**Objective**
Output the material below unchanged, apart from leaving out the pictures.

**Data provided**
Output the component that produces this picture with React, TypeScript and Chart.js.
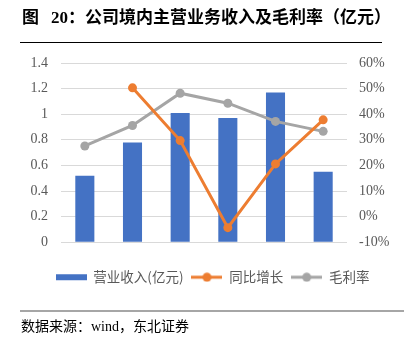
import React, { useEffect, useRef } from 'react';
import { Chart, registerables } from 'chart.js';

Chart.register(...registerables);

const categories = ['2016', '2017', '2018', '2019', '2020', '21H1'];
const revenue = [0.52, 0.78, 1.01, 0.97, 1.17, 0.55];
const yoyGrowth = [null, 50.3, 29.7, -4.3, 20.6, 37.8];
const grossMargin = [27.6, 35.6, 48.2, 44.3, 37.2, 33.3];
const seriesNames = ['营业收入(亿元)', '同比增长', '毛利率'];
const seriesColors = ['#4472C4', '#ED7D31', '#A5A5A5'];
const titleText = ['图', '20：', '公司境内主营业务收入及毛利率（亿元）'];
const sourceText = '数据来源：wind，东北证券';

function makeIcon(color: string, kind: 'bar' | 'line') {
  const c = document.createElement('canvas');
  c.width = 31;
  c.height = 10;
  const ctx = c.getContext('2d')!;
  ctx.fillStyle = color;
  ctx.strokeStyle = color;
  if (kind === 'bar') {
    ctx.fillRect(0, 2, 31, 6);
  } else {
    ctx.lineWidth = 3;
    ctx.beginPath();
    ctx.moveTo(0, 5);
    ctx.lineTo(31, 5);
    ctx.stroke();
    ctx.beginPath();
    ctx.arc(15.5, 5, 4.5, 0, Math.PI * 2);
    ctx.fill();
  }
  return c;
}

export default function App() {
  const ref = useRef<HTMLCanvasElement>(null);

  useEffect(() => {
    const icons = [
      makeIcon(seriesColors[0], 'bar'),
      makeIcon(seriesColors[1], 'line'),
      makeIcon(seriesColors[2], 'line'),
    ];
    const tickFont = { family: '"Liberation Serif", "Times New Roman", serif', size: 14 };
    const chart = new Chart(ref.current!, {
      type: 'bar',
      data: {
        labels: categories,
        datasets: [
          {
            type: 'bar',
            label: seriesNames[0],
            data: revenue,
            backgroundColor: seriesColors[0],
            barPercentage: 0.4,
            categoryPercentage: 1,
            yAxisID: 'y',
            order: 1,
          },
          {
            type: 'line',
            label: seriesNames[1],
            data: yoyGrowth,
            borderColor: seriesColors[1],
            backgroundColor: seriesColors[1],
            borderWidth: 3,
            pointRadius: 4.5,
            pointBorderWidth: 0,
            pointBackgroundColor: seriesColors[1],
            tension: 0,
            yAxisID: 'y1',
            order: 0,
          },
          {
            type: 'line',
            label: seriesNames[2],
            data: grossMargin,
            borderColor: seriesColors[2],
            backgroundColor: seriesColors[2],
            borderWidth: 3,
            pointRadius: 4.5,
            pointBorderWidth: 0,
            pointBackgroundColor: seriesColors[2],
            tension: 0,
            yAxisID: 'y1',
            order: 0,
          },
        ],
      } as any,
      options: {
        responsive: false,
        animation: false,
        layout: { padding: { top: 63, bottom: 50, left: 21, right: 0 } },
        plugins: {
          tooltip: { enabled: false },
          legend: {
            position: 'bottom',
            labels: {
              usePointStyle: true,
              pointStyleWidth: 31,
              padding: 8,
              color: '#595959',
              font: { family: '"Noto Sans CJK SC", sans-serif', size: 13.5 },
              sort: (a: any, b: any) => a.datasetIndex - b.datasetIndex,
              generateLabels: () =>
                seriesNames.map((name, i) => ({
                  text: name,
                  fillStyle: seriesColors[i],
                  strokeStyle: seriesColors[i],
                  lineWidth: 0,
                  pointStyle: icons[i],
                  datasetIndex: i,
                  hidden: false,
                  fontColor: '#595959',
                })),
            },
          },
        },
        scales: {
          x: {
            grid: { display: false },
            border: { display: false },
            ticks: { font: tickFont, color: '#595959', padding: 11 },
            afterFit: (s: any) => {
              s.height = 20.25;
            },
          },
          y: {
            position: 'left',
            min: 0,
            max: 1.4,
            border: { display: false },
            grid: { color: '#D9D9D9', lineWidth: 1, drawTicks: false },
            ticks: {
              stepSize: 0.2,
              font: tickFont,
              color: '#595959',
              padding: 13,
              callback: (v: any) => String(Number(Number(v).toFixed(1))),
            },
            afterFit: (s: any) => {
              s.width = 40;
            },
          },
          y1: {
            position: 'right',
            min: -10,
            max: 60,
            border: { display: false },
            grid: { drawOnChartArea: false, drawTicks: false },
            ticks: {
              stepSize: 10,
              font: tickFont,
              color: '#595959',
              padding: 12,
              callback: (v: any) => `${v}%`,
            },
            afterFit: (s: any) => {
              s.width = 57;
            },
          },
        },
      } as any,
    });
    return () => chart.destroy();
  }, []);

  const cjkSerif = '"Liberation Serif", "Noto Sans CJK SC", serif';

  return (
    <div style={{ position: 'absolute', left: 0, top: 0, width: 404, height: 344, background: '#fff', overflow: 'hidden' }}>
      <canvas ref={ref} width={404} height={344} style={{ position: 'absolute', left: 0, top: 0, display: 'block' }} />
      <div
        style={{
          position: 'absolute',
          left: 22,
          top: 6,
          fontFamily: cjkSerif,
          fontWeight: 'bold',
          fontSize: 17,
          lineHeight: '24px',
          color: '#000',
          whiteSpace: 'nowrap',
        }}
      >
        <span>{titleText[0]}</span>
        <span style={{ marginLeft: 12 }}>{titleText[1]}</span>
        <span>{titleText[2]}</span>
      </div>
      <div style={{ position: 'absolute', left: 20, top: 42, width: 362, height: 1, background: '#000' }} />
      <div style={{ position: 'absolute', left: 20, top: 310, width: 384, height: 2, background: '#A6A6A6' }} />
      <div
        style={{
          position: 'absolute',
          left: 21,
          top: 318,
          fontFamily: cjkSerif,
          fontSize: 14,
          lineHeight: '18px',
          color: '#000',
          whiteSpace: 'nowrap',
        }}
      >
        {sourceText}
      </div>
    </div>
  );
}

**Answer to the problem**
Output the component that produces this picture with React, TypeScript and Chart.js.
import React, { useEffect, useRef } from 'react';
import { Chart, registerables } from 'chart.js';

Chart.register(...registerables);

const categories = ['2016', '2017', '2018', '2019', '2020', '21H1'];
const revenue = [0.52, 0.78, 1.01, 0.97, 1.17, 0.55];
const yoyGrowth = [null, 50.3, 29.7, -4.3, 20.6, 37.8];
const grossMargin = [27.6, 35.6, 48.2, 44.3, 37.2, 33.3];
const seriesNames = ['营业收入(亿元)', '同比增长', '毛利率'];
const seriesColors = ['#4472C4', '#ED7D31', '#A5A5A5'];
const titleText = ['图', '20：', '公司境内主营业务收入及毛利率（亿元）'];
const sourceText = '数据来源：wind，东北证券';

function makeIcon(color: string, kind: 'bar' | 'line') {
  const c = document.createElement('canvas');
  c.width = 31;
  c.height = 10;
  const ctx = c.getContext('2d')!;
  ctx.fillStyle = color;
  ctx.strokeStyle = color;
  if (kind === 'bar') {
    ctx.fillRect(0, 2, 31, 6);
  } else {
    ctx.lineWidth = 3;
    ctx.beginPath();
    ctx.moveTo(0, 5);
    ctx.lineTo(31, 5);
    ctx.stroke();
    ctx.beginPath();
    ctx.arc(15.5, 5, 4.5, 0, Math.PI * 2);
    ctx.fill();
  }
  return c;
}

export default function App() {
  const ref = useRef<HTMLCanvasElement>(null);

  useEffect(() => {
    const icons = [
      makeIcon(seriesColors[0], 'bar'),
      makeIcon(seriesColors[1], 'line'),
      makeIcon(seriesColors[2], 'line'),
    ];
    const tickFont = { family: '"Liberation Serif", "Times New Roman", serif', size: 14 };
    const chart = new Chart(ref.current!, {
      type: 'bar',
      data: {
        labels: categories,
        datasets: [
          {
            type: 'bar',
            label: seriesNames[0],
            data: revenue,
            backgroundColor: seriesColors[0],
            barPercentage: 0.4,
            categoryPercentage: 1,
            yAxisID: 'y',
            order: 1,
          },
          {
            type: 'line',
            label: seriesNames[1],
            data: yoyGrowth,
            borderColor: seriesColors[1],
            backgroundColor: seriesColors[1],
            borderWidth: 3,
            pointRadius: 4.5,
            pointBorderWidth: 0,
            pointBackgroundColor: seriesColors[1],
            tension: 0,
            yAxisID: 'y1',
            order: 0,
          },
          {
            type: 'line',
            label: seriesNames[2],
            data: grossMargin,
            borderColor: seriesColors[2],
            backgroundColor: seriesColors[2],
            borderWidth: 3,
            pointRadius: 4.5,
            pointBorderWidth: 0,
            pointBackgroundColor: seriesColors[2],
            tension: 0,
            yAxisID: 'y1',
            order: 0,
          },
        ],
      } as any,
      options: {
        responsive: false,
        animation: false,
        layout: { padding: { top: 63, bottom: 50, left: 21, right: 0 } },
        plugins: {
          tooltip: { enabled: false },
          legend: {
            position: 'bottom',
            labels: {
              usePointStyle: true,
              pointStyleWidth: 31,
              padding: 8,
              color: '#595959',
              font: { family: '"Noto Sans CJK SC", sans-serif', size: 13.5 },
              sort: (a: any, b: any) => a.datasetIndex - b.datasetIndex,
              generateLabels: () =>
                seriesNames.map((name, i) => ({
                  text: name,
                  fillStyle: seriesColors[i],
                  strokeStyle: seriesColors[i],
                  lineWidth: 0,
                  pointStyle: icons[i],
                  datasetIndex: i,
                  hidden: false,
                  fontColor: '#595959',
                })),
            },
          },
        },
        scales: {
          x: {
            grid: { display: false },
            border: { display: false },
            ticks: { font: tickFont, color: '#595959', padding: 11 },
            afterFit: (s: any) => {
              s.height = 20.25;
            },
          },
          y: {
            position: 'left',
            min: 0,
            max: 1.4,
            border: { display: false },
            grid: { color: '#D9D9D9', lineWidth: 1, drawTicks: false },
            ticks: {
              stepSize: 0.2,
              font: tickFont,
              color: '#595959',
              padding: 13,
              callback: (v: any) => String(Number(Number(v).toFixed(1))),
            },
            afterFit: (s: any) => {
              s.width = 40;
            },
          },
          y1: {
            position: 'right',
            min: -10,
            max: 60,
            border: { display: false },
            grid: { drawOnChartArea: false, drawTicks: false },
            ticks: {
              stepSize: 10,
              font: tickFont,
              color: '#595959',
              padding: 12,
              callback: (v: any) => `${v}%`,
            },
            afterFit: (s: any) => {
              s.width = 57;
            },
          },
        },
      } as any,
    });
    return () => chart.destroy();
  }, []);

  const cjkSerif = '"Liberation Serif", "Noto Sans CJK SC", serif';

  return (
    <div style={{ position: 'absolute', left: 0, top: 0, width: 404, height: 344, background: '#fff', overflow: 'hidden' }}>
      <canvas ref={ref} width={404} height={344} style={{ position: 'absolute', left: 0, top: 0, display: 'block' }} />
      <div
        style={{
          position: 'absolute',
          left: 22,
          top: 6,
          fontFamily: cjkSerif,
          fontWeight: 'bold',
          fontSize: 17,
          lineHeight: '24px',
          color: '#000',
          whiteSpace: 'nowrap',
        }}
      >
        <span>{titleText[0]}</span>
        <span style={{ marginLeft: 12 }}>{titleText[1]}</span>
        <span>{titleText[2]}</span>
      </div>
      <div style={{ position: 'absolute', left: 20, top: 42, width: 362, height: 1, background: '#000' }} />
      <div style={{ position: 'absolute', left: 20, top: 310, width: 384, height: 2, background: '#A6A6A6' }} />
      <div
        style={{
          position: 'absolute',
          left: 21,
          top: 318,
          fontFamily: cjkSerif,
          fontSize: 14,
          lineHeight: '18px',
          color: '#000',
          whiteSpace: 'nowrap',
        }}
      >
        {sourceText}
      </div>
    </div>
  );
}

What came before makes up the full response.